1
votes

I'm looking at a memory snapshot of an Ubuntu 14.04 x64 (3.13.0-46-generic) Linux system.

Looking at the System.map file, the .text section starts at 0xffffffff81000000 (virtual), which is address 0x1000000 physical.

I'm trying to find the actual ELF header in memory. Specifically, I'm trying to figure out where each section resides in memory without having a System.map file, for forensic purposes. Volatility relies on having a profile for a stock kernel, but I'd like a generic approach.

Do these headers persist in memory after the kernel is up and running?

If not, is there some way I can determine where each section is mapped into memory from a physical memory capture?

1
Why do you ask? Is it physical memory or virtual memory image snapshot? ELF matters much more in user space than in kernel (except of course for execve implementation) - Basile Starynkevitch
I'm interested for forensic analysis of a Linux system with a custom kernel. It's a physical memory snapshot of a Linux virtual machine, simply for testing at this point. - Stephen
You should have edited your question to tell that.... - Basile Starynkevitch
It's quite possible that the ELF headers are never actually mapped into memory - I haven't looked at the ld.so code, but I suspect when it starts up a new process, it reads the headers into some buffers to get the information that it needs to locate all the correct segments, etc.

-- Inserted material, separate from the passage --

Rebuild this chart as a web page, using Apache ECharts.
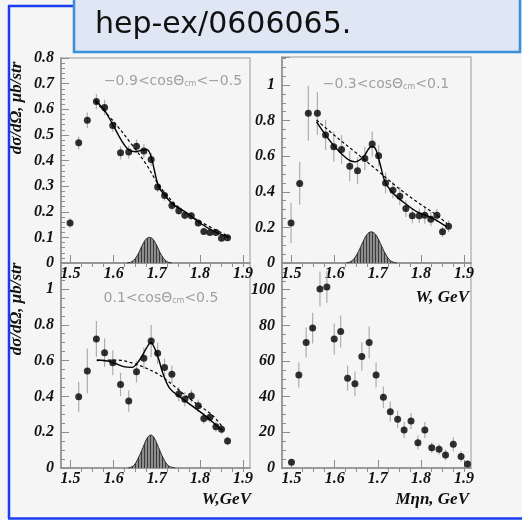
<!DOCTYPE html>
<html>
<head>
<meta charset="utf-8">
<script src="https://cdn.jsdelivr.net/npm/echarts@6/dist/echarts.min.js"></script>
<style>
  html, body { margin: 0; padding: 0; background: #f5f5f5; }
  #chart { width: 522px; height: 520px; }
</style>
</head>
<body>
<div id="chart"></div>
<script>
// ---- data -------------------------------------------------------------
// W bin centres (GeV) of the three angular bins
const wBins = [1.499, 1.519, 1.539, 1.560, 1.579, 1.598, 1.616, 1.635, 1.653, 1.670, 1.687, 1.702,
               1.718, 1.735, 1.751, 1.765, 1.780, 1.796, 1.809, 1.823, 1.837, 1.850, 1.864];

// -0.9 < cos < -0.5
const xsBack  = [0.156, 0.469, 0.557, 0.630, 0.607, 0.537, 0.430, 0.433, 0.456, 0.437, 0.404, 0.297,
                 0.263, 0.224, 0.204, 0.186, 0.184, 0.156, 0.123, 0.119, 0.119, 0.097, 0.099];
const errBack = [0.020, 0.025, 0.030, 0.030, 0.030, 0.026, 0.026, 0.026, 0.026, 0.026, 0.025, 0.020,
                 0.020, 0.018, 0.016, 0.016, 0.015, 0.015, 0.014, 0.013, 0.013, 0.012, 0.012];
const fitBack  = [[1.557, 0.636], [1.580, 0.593], [1.599, 0.537], [1.619, 0.476], [1.634, 0.443],
                  [1.650, 0.434], [1.665, 0.440], [1.677, 0.443], [1.686, 0.420], [1.694, 0.365],
                  [1.704, 0.299], [1.719, 0.263], [1.739, 0.227], [1.770, 0.195], [1.800, 0.156],
                  [1.831, 0.125], [1.868, 0.099]];
const bgBack   = [[1.558, 0.629], [1.599, 0.554], [1.645, 0.456], [1.676, 0.384], [1.699, 0.319],
                  [1.722, 0.267], [1.753, 0.214], [1.800, 0.162], [1.868, 0.103]];
const peakBack = [[1.631, 0], [1.643, 0.006], [1.655, 0.030], [1.666, 0.068], [1.675, 0.093],
                  [1.683, 0.100], [1.691, 0.093], [1.700, 0.068], [1.711, 0.030], [1.723, 0.006], [1.735, 0]];

// -0.3 < cos < 0.1
const xsMid   = [0.225, 0.447, 0.841, 0.841, 0.719, 0.653, 0.638, 0.544, 0.518, 0.587, 0.668, 0.602,
                 0.450, 0.409, 0.375, 0.306, 0.265, 0.265, 0.268, 0.246, 0.268, 0.175, 0.207];
const errMid  = [0.114, 0.120, 0.155, 0.120, 0.084, 0.084, 0.080, 0.085, 0.075, 0.066, 0.070, 0.060,
                 0.060, 0.047, 0.050, 0.047, 0.042, 0.040, 0.047, 0.040, 0.037, 0.028, 0.033];
const fitMid   = [[1.558, 0.793], [1.597, 0.662], [1.628, 0.587], [1.647, 0.568], [1.667, 0.597],
                  [1.685, 0.653], [1.694, 0.645], [1.705, 0.559], [1.717, 0.456], [1.736, 0.390],
                  [1.759, 0.343], [1.791, 0.287], [1.821, 0.259], [1.860, 0.203]];
const bgMid    = [[1.558, 0.803], [1.605, 0.706], [1.651, 0.616], [1.698, 0.522], [1.744, 0.428],
                  [1.791, 0.343], [1.837, 0.268], [1.860, 0.222]];
const peakMid  = [[1.627, 0], [1.640, 0.012], [1.652, 0.050], [1.664, 0.110], [1.675, 0.160],
                  [1.685, 0.175], [1.695, 0.160], [1.706, 0.110], [1.718, 0.050], [1.730, 0.012], [1.744, 0]];

// 0.1 < cos < 0.5 (no point in the first W bin)
const xsFwd   = [null, 0.398, 0.542, 0.721, 0.644, 0.588, 0.467, 0.374, 0.538, 0.613, 0.709, 0.641,
                 0.561, 0.523, 0.413, 0.384, 0.402, 0.348, 0.277, 0.283, 0.231, 0.216, 0.151];
const errFwd  = [null, 0.084, 0.125, 0.100, 0.080, 0.070, 0.065, 0.060, 0.060, 0.060, 0.090, 0.060,
                 0.050, 0.050, 0.040, 0.040, 0.035, 0.035, 0.030, 0.030, 0.028, 0.026, 0.024];
const fitFwd   = [[1.561, 0.603], [1.592, 0.594], [1.623, 0.566], [1.642, 0.562], [1.660, 0.603],
                  [1.676, 0.669], [1.686, 0.700], [1.695, 0.669], [1.705, 0.603], [1.714, 0.529],
                  [1.730, 0.445], [1.753, 0.398], [1.784, 0.343], [1.815, 0.287], [1.846, 0.222], [1.854, 0.212]];
const bgFwd    = [[1.561, 0.600], [1.607, 0.603], [1.645, 0.585], [1.676, 0.557], [1.706, 0.520],
                  [1.737, 0.464], [1.768, 0.402], [1.800, 0.346], [1.831, 0.290], [1.854, 0.222]];
const peakFwd  = [[1.634, 0], [1.646, 0.013], [1.657, 0.055], [1.668, 0.115], [1.678, 0.168],
                  [1.686, 0.184], [1.694, 0.168], [1.704, 0.115], [1.715, 0.055], [1.727, 0.013], [1.743, 0]];

// M(eta n) spectrum
const mBins   = [1.500, 1.517, 1.534, 1.549, 1.566, 1.582, 1.599, 1.614, 1.630, 1.647, 1.663, 1.680, 1.696,
                 1.713, 1.729, 1.746, 1.761, 1.777, 1.793, 1.809, 1.825, 1.842, 1.857, 1.875, 1.893, 1.908];
const counts  = [3.2, 52.2, 70.4, 78.5, 100.4, 101.5, 72.3, 76.6, 50.4, 47.2, 62.6, 70.4, 52.2,
                 39.7, 31.6, 27.3, 21.3, 26.4, 14.2, 21.3, 11.4, 10.5, 7.3, 13.3, 6.4, 2.2];
const errCnt  = [1.5, 7.0, 8.4, 8.6, 9.8, 9.0, 8.7, 9.0, 7.0, 7.0, 8.0, 9.0, 7.0,
                 6.0, 5.5, 5.0, 4.5, 4.5, 4.0, 4.5, 3.0, 3.0, 3.0, 4.0, 3.0, 2.0];

const majorX = [1.5, 1.6, 1.7, 1.8, 1.9];
const minorX = [1.525, 1.55, 1.575, 1.625, 1.65, 1.675, 1.725, 1.75, 1.775, 1.825, 1.85, 1.875, 1.9];

// ---- layout ------------------------------------------------------------
const panels = [
  { grid: { left: 61,  top: 58,  width: 189, height: 205 }, yMax: 0.8,   yInt: 0.1, ySplit: 5 },
  { grid: { left: 282, top: 57,  width: 189, height: 206 }, yMax: 1.157, yInt: 0.2, ySplit: 4 },
  { grid: { left: 61,  top: 263, width: 189, height: 205 }, yMax: 1.145, yInt: 0.2, ySplit: 4 },
  { grid: { left: 282, top: 263, width: 189, height: 205 }, yMax: 115,   yInt: 20,  ySplit: 4 }
];
const X_MIN = 1.478, X_MAX = 1.916;

const AXIS_GREY = '#8c8c8c';
const labelFont = { fontFamily: 'Liberation Serif', fontStyle: 'italic', fontWeight: 'bold', fontSize: 16, color: '#111' };

// vertical hatch used for the resonance contribution
function hatch() {
  const c = document.createElement('canvas');
  c.width = 3; c.height = 4;
  const g = c.getContext('2d');
  g.fillStyle = '#8d8d8d'; g.fillRect(0, 0, 3, 4);
  g.fillStyle = '#3a3a3a'; g.fillRect(0, 0, 1, 4);
  return c;
}
const hatchImg = hatch();

const grids = [], xAxes = [], yAxes = [], series = [];

panels.forEach((p, i) => {
  grids.push(Object.assign({ show: true, borderColor: '#b8b8b8', borderWidth: 1.5, backgroundColor: 'transparent' }, p.grid));
  xAxes.push({
    type: 'value', gridIndex: i, min: X_MIN, max: X_MAX,
    axisLine: { show: true, onZero: false, lineStyle: { color: AXIS_GREY, width: 1.5 } },
    axisTick: { show: true, inside: true, length: 8, customValues: majorX, lineStyle: { color: AXIS_GREY } },
    axisLabel: Object.assign({ customValues: majorX, margin: 3, formatter: v => v.toFixed(1) }, labelFont),
    splitLine: { show: false }
  });
  xAxes.push({
    type: 'value', gridIndex: i, min: X_MIN, max: X_MAX,
    axisLine: { show: false },
    axisTick: { show: true, inside: true, length: 4, customValues: minorX, lineStyle: { color: AXIS_GREY } },
    axisLabel: { show: false },
    splitLine: { show: false }
  });
  yAxes.push({
    type: 'value', gridIndex: i, min: 0, max: p.yMax, interval: p.yInt,
    axisLine: { show: true, onZero: false, lineStyle: { color: AXIS_GREY, width: 1.5 } },
    axisTick: { show: true, inside: true, length: 8, lineStyle: { color: AXIS_GREY } },
    minorTick: { show: true, splitNumber: p.ySplit, length: 4, lineStyle: { color: AXIS_GREY } },
    axisLabel: Object.assign({
      margin: 7, showMaxLabel: p.yMax === 0.8 ? true : false,
      formatter: v => (v === 0 ? '0' : (p.yInt >= 1 ? String(Math.round(v)) : (Math.abs(v - 1) < 1e-9 ? '1' : v.toFixed(1))))
    }, labelFont),
    splitLine: { show: false }
  });
});

function errorBars(panel, xs, ys, es) {
  const data = [];
  xs.forEach((x, k) => { if (ys[k] != null) data.push([x, ys[k] - es[k], ys[k] + es[k]]); });
  return {
    type: 'custom', xAxisIndex: panel * 2, yAxisIndex: panel, data, z: 3, silent: true,
    encode: { x: 0, y: [1, 2] },
    renderItem: (params, api) => {
      const a = api.coord([api.value(0), api.value(1)]);
      const b = api.coord([api.value(0), api.value(2)]);
      return { type: 'line', shape: { x1: a[0], y1: a[1], x2: b[0], y2: b[1] },
               style: { stroke: '#adadad', lineWidth: 1.2 } };
    }
  };
}
function points(panel, xs, ys) {
  const data = [];
  xs.forEach((x, k) => { if (ys[k] != null) data.push([x, ys[k]]); });
  return { type: 'scatter', xAxisIndex: panel * 2, yAxisIndex: panel, data, z: 6,
           symbol: 'circle', symbolSize: 7, itemStyle: { color: '#000' } };
}
function curve(panel, pts, dashed) {
  return { type: 'line', xAxisIndex: panel * 2, yAxisIndex: panel, data: pts, z: 5,
           showSymbol: false, symbol: 'none', smooth: 0.35,
           lineStyle: { color: '#000', width: dashed ? 1.2 : 1.4, type: dashed ? [3, 2.5] : 'solid' } };
}
function peak(panel, pts) {
  return { type: 'line', xAxisIndex: panel * 2, yAxisIndex: panel, data: pts, z: 2,
           showSymbol: false, symbol: 'none', smooth: 0.4,
           lineStyle: { color: '#2a2a2a', width: 1 },
           areaStyle: { color: { image: hatchImg, repeat: 'repeat' }, opacity: 1 } };
}

[[wBins, xsBack, errBack, fitBack, bgBack, peakBack],
 [wBins, xsMid,  errMid,  fitMid,  bgMid,  peakMid],
 [wBins, xsFwd,  errFwd,  fitFwd,  bgFwd,  peakFwd]].forEach((d, i) => {
  series.push(peak(i, d[5]));
  series.push(curve(i, d[4], true));
  series.push(curve(i, d[3], false));
  series.push(errorBars(i, d[0], d[1], d[2]));
  series.push(points(i, d[0], d[1]));
});
series.push(errorBars(3, mBins, counts, errCnt));
series.push(points(3, mBins, counts));

// ---- decorations ----------------------------------------------------------
const nameFont = 'italic bold 17px "Liberation Serif"';
const cutFont = '14px "DejaVu Sans"';
function cutLabel(x, y, lo, hi) {
  return { type: 'text', x, y, z: 20,
    style: { text: '{a|' + lo + '<cosΘ}{s|cm}{a|<' + hi + '}', align: 'center', verticalAlign: 'middle',
      rich: { a: { font: cutFont, fill: '#a0a0a0' }, s: { font: '8px "DejaVu Sans"', fill: '#a0a0a0', padding: [6, 0, 0, 0] } } } };
}
const graphics = [
  // blue slide frame
  { type: 'line', z: 30, shape: { x1: 9, y1: 6, x2: 9, y2: 518.5 }, style: { stroke: '#1b3cf2', lineWidth: 2.5 } },
  { type: 'line', z: 30, shape: { x1: 8, y1: 6, x2: 80, y2: 6 }, style: { stroke: '#1b3cf2', lineWidth: 2.5 } },
  { type: 'line', z: 30, shape: { x1: 8, y1: 518.5, x2: 522, y2: 518.5 }, style: { stroke: '#1b3cf2', lineWidth: 2.5 } },
  // reference box
  { type: 'rect', z: 31, shape: { x: 74, y: -4, width: 446, height: 56 },
    style: { fill: '#dee7f3', stroke: '#3a8fd8', lineWidth: 2.5 } },
  { type: 'text', z: 32, x: 95, y: 25,
    style: { text: 'hep-ex/0606065.', font: '30px "DejaVu Sans"', fill: '#111', verticalAlign: 'middle' } },
  // angular bins
  cutLabel(173, 81, '−0.9', '−0.5'),
  cutLabel(386, 84, '−0.3', '0.1'),
  cutLabel(161, 298, '0.1', '0.5'),
  // y axis titles
  { type: 'text', z: 20, x: 17, y: 108, rotation: Math.PI / 2,
    style: { text: 'dσ/dΩ, μb/str', font: nameFont, fill: '#111', align: 'center', verticalAlign: 'middle' } },
  { type: 'text', z: 20, x: 17, y: 309, rotation: Math.PI / 2,
    style: { text: 'dσ/dΩ, μb/str', font: nameFont, fill: '#111', align: 'center', verticalAlign: 'middle' } },
  // x axis titles
  { type: 'text', z: 20, x: 469, y: 298,
    style: { text: 'W, GeV', font: 'italic bold 17px "Liberation Serif"', fill: '#111', align: 'right', verticalAlign: 'middle' } },
  { type: 'text', z: 20, x: 251, y: 500,
    style: { text: 'W,GeV', font: 'italic bold 17px "Liberation Serif"', fill: '#111', align: 'right', verticalAlign: 'middle' } },
  { type: 'text', z: 20, x: 469, y: 500,
    style: { text: 'Mηn, GeV', font: 'italic bold 17px "Liberation Serif"', fill: '#111', align: 'right', verticalAlign: 'middle' } }
];

const chart = echarts.init(document.getElementById('chart'), null, { renderer: 'canvas' });
chart.setOption({
  backgroundColor: '#f5f5f5',
  animation: false,
  grid: grids,
  xAxis: xAxes,
  yAxis: yAxes,
  series,
  graphic: graphics
});
</script>
</body>
</html>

But, after it maps those segments into the new process address space, it may very well just discard the headers that it no longer needs... - twalberg
IIRC there is a separate kdebug(ger) and it would not surprise me if it could use post-mortem dumps as well ;-} - wildplasser

1 Answers

0
votes

Very late answer, but just to document this for myself:

The parse_elf() function is called on boot, and copies the first section (.text) in-place over the uncompressed kernel with a memmove, overwriting the ELF header.